• **Dataset excerpt**
______________________________

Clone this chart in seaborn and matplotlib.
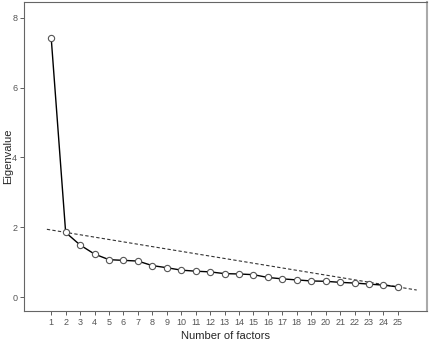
import matplotlib
matplotlib.use("Agg")
import matplotlib.pyplot as plt
import seaborn as sns
import pandas as pd

factors = list(range(1, 26))
eigenvalues = [7.42, 1.85, 1.49, 1.23, 1.07, 1.05, 1.03, 0.90, 0.84, 0.77,
               0.74, 0.72, 0.67, 0.66, 0.64, 0.56, 0.52, 0.49, 0.46, 0.45,
               0.42, 0.40, 0.37, 0.34, 0.29]
trend_x = [0.7, 26.3]
trend_y = [1.94, 0.20]
y_ticks = [0, 2, 4, 6, 8]

sns.set_theme(style="white")
plt.rcParams['font.family'] = ['Liberation Sans', 'DejaVu Sans']

df = pd.DataFrame({"factor": factors, "eigen": eigenvalues})

fig = plt.figure(figsize=(4.32, 3.44), dpi=100)
ax = fig.add_axes([0.056, 0.096, 0.932, 0.898])

ax.plot(trend_x, trend_y, linestyle=(0, (3, 2)), color="#333333", linewidth=0.8)
sns.lineplot(data=df, x="factor", y="eigen", ax=ax, color="black", linewidth=1.0,
             marker="o", markersize=4.5, markerfacecolor="white",
             markeredgecolor="#555555", markeredgewidth=0.8)

ax.set_xlim(-0.87, 27.0)
ax.set_ylim(-0.4, 8.45)
ax.set_xticks(factors)
ax.set_xticklabels([str(f) for f in factors], fontsize=6.5, color="#555555")
ax.set_yticks(y_ticks)
ax.set_yticklabels([str(v) for v in y_ticks], fontsize=6.5, color="#555555")
ax.tick_params(axis="both", which="both", length=3, width=0.6, color="#444444",
               direction="out", pad=2, bottom=True, left=True)
ax.set_xlabel("Number of factors", fontsize=8, labelpad=3)
ax.set_ylabel("Eigenvalue", fontsize=8)
ax.yaxis.set_label_coords(-0.028, 0.5)
for side in ["left", "bottom", "top", "right"]:
    ax.spines[side].set_color("#666666")
    ax.spines[side].set_linewidth(0.8)
ax.spines["right"].set_color("#aaaaaa")
ax.spines["right"].set_linewidth(1.5)

fig.savefig("out.png", dpi=100)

______________________________

• **Your objective**
Output a faithful copy of the data, with each picture left out.

• **The answer**
Clone this chart in seaborn and matplotlib.
import matplotlib
matplotlib.use("Agg")
import matplotlib.pyplot as plt
import seaborn as sns
import pandas as pd

factors = list(range(1, 26))
eigenvalues = [7.42, 1.85, 1.49, 1.23, 1.07, 1.05, 1.03, 0.90, 0.84, 0.77,
               0.74, 0.72, 0.67, 0.66, 0.64, 0.56, 0.52, 0.49, 0.46, 0.45,
               0.42, 0.40, 0.37, 0.34, 0.29]
trend_x = [0.7, 26.3]
trend_y = [1.94, 0.20]
y_ticks = [0, 2, 4, 6, 8]

sns.set_theme(style="white")
plt.rcParams['font.family'] = ['Liberation Sans', 'DejaVu Sans']

df = pd.DataFrame({"factor": factors, "eigen": eigenvalues})

fig = plt.figure(figsize=(4.32, 3.44), dpi=100)
ax = fig.add_axes([0.056, 0.096, 0.932, 0.898])

ax.plot(trend_x, trend_y, linestyle=(0, (3, 2)), color="#333333", linewidth=0.8)
sns.lineplot(data=df, x="factor", y="eigen", ax=ax, color="black", linewidth=1.0,
             marker="o", markersize=4.5, markerfacecolor="white",
             markeredgecolor="#555555", markeredgewidth=0.8)

ax.set_xlim(-0.87, 27.0)
ax.set_ylim(-0.4, 8.45)
ax.set_xticks(factors)
ax.set_xticklabels([str(f) for f in factors], fontsize=6.5, color="#555555")
ax.set_yticks(y_ticks)
ax.set_yticklabels([str(v) for v in y_ticks], fontsize=6.5, color="#555555")
ax.tick_params(axis="both", which="both", length=3, width=0.6, color="#444444",
               direction="out", pad=2, bottom=True, left=True)
ax.set_xlabel("Number of factors", fontsize=8, labelpad=3)
ax.set_ylabel("Eigenvalue", fontsize=8)
ax.yaxis.set_label_coords(-0.028, 0.5)
for side in ["left", "bottom", "top", "right"]:
    ax.spines[side].set_color("#666666")
    ax.spines[side].set_linewidth(0.8)
ax.spines["right"].set_color("#aaaaaa")
ax.spines["right"].set_linewidth(1.5)

fig.savefig("out.png", dpi=100)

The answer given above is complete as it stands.